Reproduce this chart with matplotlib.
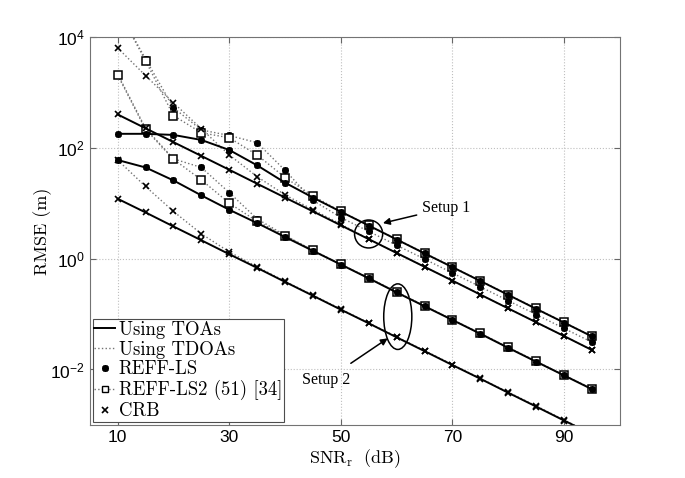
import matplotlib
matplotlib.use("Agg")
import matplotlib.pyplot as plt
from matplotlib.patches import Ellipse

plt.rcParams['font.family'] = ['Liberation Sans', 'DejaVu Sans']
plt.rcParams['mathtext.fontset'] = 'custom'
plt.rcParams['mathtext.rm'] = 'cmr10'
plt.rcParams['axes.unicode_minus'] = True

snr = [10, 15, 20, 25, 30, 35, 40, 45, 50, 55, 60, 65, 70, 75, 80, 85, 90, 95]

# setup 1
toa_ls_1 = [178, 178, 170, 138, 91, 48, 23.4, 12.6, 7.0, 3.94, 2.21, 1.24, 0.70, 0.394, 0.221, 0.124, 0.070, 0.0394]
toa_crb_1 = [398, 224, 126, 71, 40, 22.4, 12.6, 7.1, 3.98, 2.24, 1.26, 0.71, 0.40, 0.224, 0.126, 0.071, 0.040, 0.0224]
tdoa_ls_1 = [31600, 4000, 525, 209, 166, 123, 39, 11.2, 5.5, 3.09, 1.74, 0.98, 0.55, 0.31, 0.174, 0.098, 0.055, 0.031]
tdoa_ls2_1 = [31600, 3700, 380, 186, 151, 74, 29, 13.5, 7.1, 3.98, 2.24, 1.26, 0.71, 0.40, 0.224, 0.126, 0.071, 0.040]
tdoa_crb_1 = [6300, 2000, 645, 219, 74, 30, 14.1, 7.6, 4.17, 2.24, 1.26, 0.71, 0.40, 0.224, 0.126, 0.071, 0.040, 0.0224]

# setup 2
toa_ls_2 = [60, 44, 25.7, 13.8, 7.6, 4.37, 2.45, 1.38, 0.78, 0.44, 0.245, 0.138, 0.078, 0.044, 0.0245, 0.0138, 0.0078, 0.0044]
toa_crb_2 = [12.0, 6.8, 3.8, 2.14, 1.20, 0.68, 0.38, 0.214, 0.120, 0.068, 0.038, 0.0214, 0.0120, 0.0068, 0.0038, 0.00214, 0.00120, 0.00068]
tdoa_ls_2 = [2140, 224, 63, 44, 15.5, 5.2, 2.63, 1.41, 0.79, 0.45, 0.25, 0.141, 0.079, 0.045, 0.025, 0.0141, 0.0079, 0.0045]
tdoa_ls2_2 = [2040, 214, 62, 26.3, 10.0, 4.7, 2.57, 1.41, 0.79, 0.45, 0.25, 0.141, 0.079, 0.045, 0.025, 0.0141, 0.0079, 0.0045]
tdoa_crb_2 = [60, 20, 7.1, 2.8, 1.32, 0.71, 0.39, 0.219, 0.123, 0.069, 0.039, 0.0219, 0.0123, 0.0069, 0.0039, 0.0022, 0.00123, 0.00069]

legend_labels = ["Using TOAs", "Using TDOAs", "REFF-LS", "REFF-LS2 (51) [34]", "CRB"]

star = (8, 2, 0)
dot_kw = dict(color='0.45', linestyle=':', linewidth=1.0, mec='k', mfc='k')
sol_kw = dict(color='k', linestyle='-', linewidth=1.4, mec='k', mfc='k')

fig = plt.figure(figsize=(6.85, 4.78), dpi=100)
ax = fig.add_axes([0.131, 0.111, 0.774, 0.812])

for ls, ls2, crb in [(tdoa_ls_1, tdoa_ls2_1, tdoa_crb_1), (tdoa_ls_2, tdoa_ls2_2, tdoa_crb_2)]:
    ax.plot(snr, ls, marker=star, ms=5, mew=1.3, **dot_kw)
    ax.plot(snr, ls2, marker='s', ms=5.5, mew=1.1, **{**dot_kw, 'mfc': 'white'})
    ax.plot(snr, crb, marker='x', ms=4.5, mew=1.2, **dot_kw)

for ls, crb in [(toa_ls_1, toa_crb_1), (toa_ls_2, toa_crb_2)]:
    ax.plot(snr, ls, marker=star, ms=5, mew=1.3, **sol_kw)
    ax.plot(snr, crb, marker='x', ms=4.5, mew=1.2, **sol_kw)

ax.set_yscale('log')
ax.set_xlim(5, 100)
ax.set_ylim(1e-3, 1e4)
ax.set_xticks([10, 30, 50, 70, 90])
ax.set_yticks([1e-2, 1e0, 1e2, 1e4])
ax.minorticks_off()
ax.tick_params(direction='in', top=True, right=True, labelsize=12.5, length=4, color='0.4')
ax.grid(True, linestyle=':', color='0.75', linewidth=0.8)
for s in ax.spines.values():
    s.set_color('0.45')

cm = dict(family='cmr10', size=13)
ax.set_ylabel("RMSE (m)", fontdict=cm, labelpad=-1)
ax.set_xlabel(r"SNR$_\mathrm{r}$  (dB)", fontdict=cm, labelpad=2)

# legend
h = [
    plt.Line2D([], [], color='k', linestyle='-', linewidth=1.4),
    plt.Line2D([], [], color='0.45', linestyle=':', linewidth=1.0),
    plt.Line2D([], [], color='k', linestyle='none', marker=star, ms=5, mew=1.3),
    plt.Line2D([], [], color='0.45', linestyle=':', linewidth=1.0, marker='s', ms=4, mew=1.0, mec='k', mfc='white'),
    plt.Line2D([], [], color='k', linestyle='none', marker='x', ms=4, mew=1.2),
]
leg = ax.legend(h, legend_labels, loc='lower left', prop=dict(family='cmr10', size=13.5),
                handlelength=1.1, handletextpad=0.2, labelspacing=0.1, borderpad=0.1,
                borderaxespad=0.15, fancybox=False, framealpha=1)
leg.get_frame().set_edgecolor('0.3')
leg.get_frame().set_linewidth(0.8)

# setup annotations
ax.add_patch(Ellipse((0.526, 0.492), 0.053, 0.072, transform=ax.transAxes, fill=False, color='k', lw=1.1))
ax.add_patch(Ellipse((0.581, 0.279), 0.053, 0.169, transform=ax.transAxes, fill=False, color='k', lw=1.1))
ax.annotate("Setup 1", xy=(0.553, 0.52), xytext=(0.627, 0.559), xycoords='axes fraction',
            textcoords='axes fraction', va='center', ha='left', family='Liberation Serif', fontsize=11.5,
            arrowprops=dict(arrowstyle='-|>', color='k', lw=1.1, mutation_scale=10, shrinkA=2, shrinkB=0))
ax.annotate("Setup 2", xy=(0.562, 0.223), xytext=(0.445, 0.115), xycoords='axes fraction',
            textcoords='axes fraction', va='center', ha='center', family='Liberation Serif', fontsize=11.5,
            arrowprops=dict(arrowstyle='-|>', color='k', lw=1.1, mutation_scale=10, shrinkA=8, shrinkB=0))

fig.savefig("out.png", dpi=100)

━━━━

WHAT TO PRODUCE: Give an exact copy of the material, leaving out every picture.

IN RESPONSE:
Reproduce this chart with matplotlib.
import matplotlib
matplotlib.use("Agg")
import matplotlib.pyplot as plt
from matplotlib.patches import Ellipse

plt.rcParams['font.family'] = ['Liberation Sans', 'DejaVu Sans']
plt.rcParams['mathtext.fontset'] = 'custom'
plt.rcParams['mathtext.rm'] = 'cmr10'
plt.rcParams['axes.unicode_minus'] = True

snr = [10, 15, 20, 25, 30, 35, 40, 45, 50, 55, 60, 65, 70, 75, 80, 85, 90, 95]

# setup 1
toa_ls_1 = [178, 178, 170, 138, 91, 48, 23.4, 12.6, 7.0, 3.94, 2.21, 1.24, 0.70, 0.394, 0.221, 0.124, 0.070, 0.0394]
toa_crb_1 = [398, 224, 126, 71, 40, 22.4, 12.6, 7.1, 3.98, 2.24, 1.26, 0.71, 0.40, 0.224, 0.126, 0.071, 0.040, 0.0224]
tdoa_ls_1 = [31600, 4000, 525, 209, 166, 123, 39, 11.2, 5.5, 3.09, 1.74, 0.98, 0.55, 0.31, 0.174, 0.098, 0.055, 0.031]
tdoa_ls2_1 = [31600, 3700, 380, 186, 151, 74, 29, 13.5, 7.1, 3.98, 2.24, 1.26, 0.71, 0.40, 0.224, 0.126, 0.071, 0.040]
tdoa_crb_1 = [6300, 2000, 645, 219, 74, 30, 14.1, 7.6, 4.17, 2.24, 1.26, 0.71, 0.40, 0.224, 0.126, 0.071, 0.040, 0.0224]

# setup 2
toa_ls_2 = [60, 44, 25.7, 13.8, 7.6, 4.37, 2.45, 1.38, 0.78, 0.44, 0.245, 0.138, 0.078, 0.044, 0.0245, 0.0138, 0.0078, 0.0044]
toa_crb_2 = [12.0, 6.8, 3.8, 2.14, 1.20, 0.68, 0.38, 0.214, 0.120, 0.068, 0.038, 0.0214, 0.0120, 0.0068, 0.0038, 0.00214, 0.00120, 0.00068]
tdoa_ls_2 = [2140, 224, 63, 44, 15.5, 5.2, 2.63, 1.41, 0.79, 0.45, 0.25, 0.141, 0.079, 0.045, 0.025, 0.0141, 0.0079, 0.0045]
tdoa_ls2_2 = [2040, 214, 62, 26.3, 10.0, 4.7, 2.57, 1.41, 0.79, 0.45, 0.25, 0.141, 0.079, 0.045, 0.025, 0.0141, 0.0079, 0.0045]
tdoa_crb_2 = [60, 20, 7.1, 2.8, 1.32, 0.71, 0.39, 0.219, 0.123, 0.069, 0.039, 0.0219, 0.0123, 0.0069, 0.0039, 0.0022, 0.00123, 0.00069]

legend_labels = ["Using TOAs", "Using TDOAs", "REFF-LS", "REFF-LS2 (51) [34]", "CRB"]

star = (8, 2, 0)
dot_kw = dict(color='0.45', linestyle=':', linewidth=1.0, mec='k', mfc='k')
sol_kw = dict(color='k', linestyle='-', linewidth=1.4, mec='k', mfc='k')

fig = plt.figure(figsize=(6.85, 4.78), dpi=100)
ax = fig.add_axes([0.131, 0.111, 0.774, 0.812])

for ls, ls2, crb in [(tdoa_ls_1, tdoa_ls2_1, tdoa_crb_1), (tdoa_ls_2, tdoa_ls2_2, tdoa_crb_2)]:
    ax.plot(snr, ls, marker=star, ms=5, mew=1.3, **dot_kw)
    ax.plot(snr, ls2, marker='s', ms=5.5, mew=1.1, **{**dot_kw, 'mfc': 'white'})
    ax.plot(snr, crb, marker='x', ms=4.5, mew=1.2, **dot_kw)

for ls, crb in [(toa_ls_1, toa_crb_1), (toa_ls_2, toa_crb_2)]:
    ax.plot(snr, ls, marker=star, ms=5, mew=1.3, **sol_kw)
    ax.plot(snr, crb, marker='x', ms=4.5, mew=1.2, **sol_kw)

ax.set_yscale('log')
ax.set_xlim(5, 100)
ax.set_ylim(1e-3, 1e4)
ax.set_xticks([10, 30, 50, 70, 90])
ax.set_yticks([1e-2, 1e0, 1e2, 1e4])
ax.minorticks_off()
ax.tick_params(direction='in', top=True, right=True, labelsize=12.5, length=4, color='0.4')
ax.grid(True, linestyle=':', color='0.75', linewidth=0.8)
for s in ax.spines.values():
    s.set_color('0.45')

cm = dict(family='cmr10', size=13)
ax.set_ylabel("RMSE (m)", fontdict=cm, labelpad=-1)
ax.set_xlabel(r"SNR$_\mathrm{r}$  (dB)", fontdict=cm, labelpad=2)

# legend
h = [
    plt.Line2D([], [], color='k', linestyle='-', linewidth=1.4),
    plt.Line2D([], [], color='0.45', linestyle=':', linewidth=1.0),
    plt.Line2D([], [], color='k', linestyle='none', marker=star, ms=5, mew=1.3),
    plt.Line2D([], [], color='0.45', linestyle=':', linewidth=1.0, marker='s', ms=4, mew=1.0, mec='k', mfc='white'),
    plt.Line2D([], [], color='k', linestyle='none', marker='x', ms=4, mew=1.2),
]
leg = ax.legend(h, legend_labels, loc='lower left', prop=dict(family='cmr10', size=13.5),
                handlelength=1.1, handletextpad=0.2, labelspacing=0.1, borderpad=0.1,
                borderaxespad=0.15, fancybox=False, framealpha=1)
leg.get_frame().set_edgecolor('0.3')
leg.get_frame().set_linewidth(0.8)

# setup annotations
ax.add_patch(Ellipse((0.526, 0.492), 0.053, 0.072, transform=ax.transAxes, fill=False, color='k', lw=1.1))
ax.add_patch(Ellipse((0.581, 0.279), 0.053, 0.169, transform=ax.transAxes, fill=False, color='k', lw=1.1))
ax.annotate("Setup 1", xy=(0.553, 0.52), xytext=(0.627, 0.559), xycoords='axes fraction',
            textcoords='axes fraction', va='center', ha='left', family='Liberation Serif', fontsize=11.5,
            arrowprops=dict(arrowstyle='-|>', color='k', lw=1.1, mutation_scale=10, shrinkA=2, shrinkB=0))
ax.annotate("Setup 2", xy=(0.562, 0.223), xytext=(0.445, 0.115), xycoords='axes fraction',
            textcoords='axes fraction', va='center', ha='center', family='Liberation Serif', fontsize=11.5,
            arrowprops=dict(arrowstyle='-|>', color='k', lw=1.1, mutation_scale=10, shrinkA=8, shrinkB=0))

fig.savefig("out.png", dpi=100)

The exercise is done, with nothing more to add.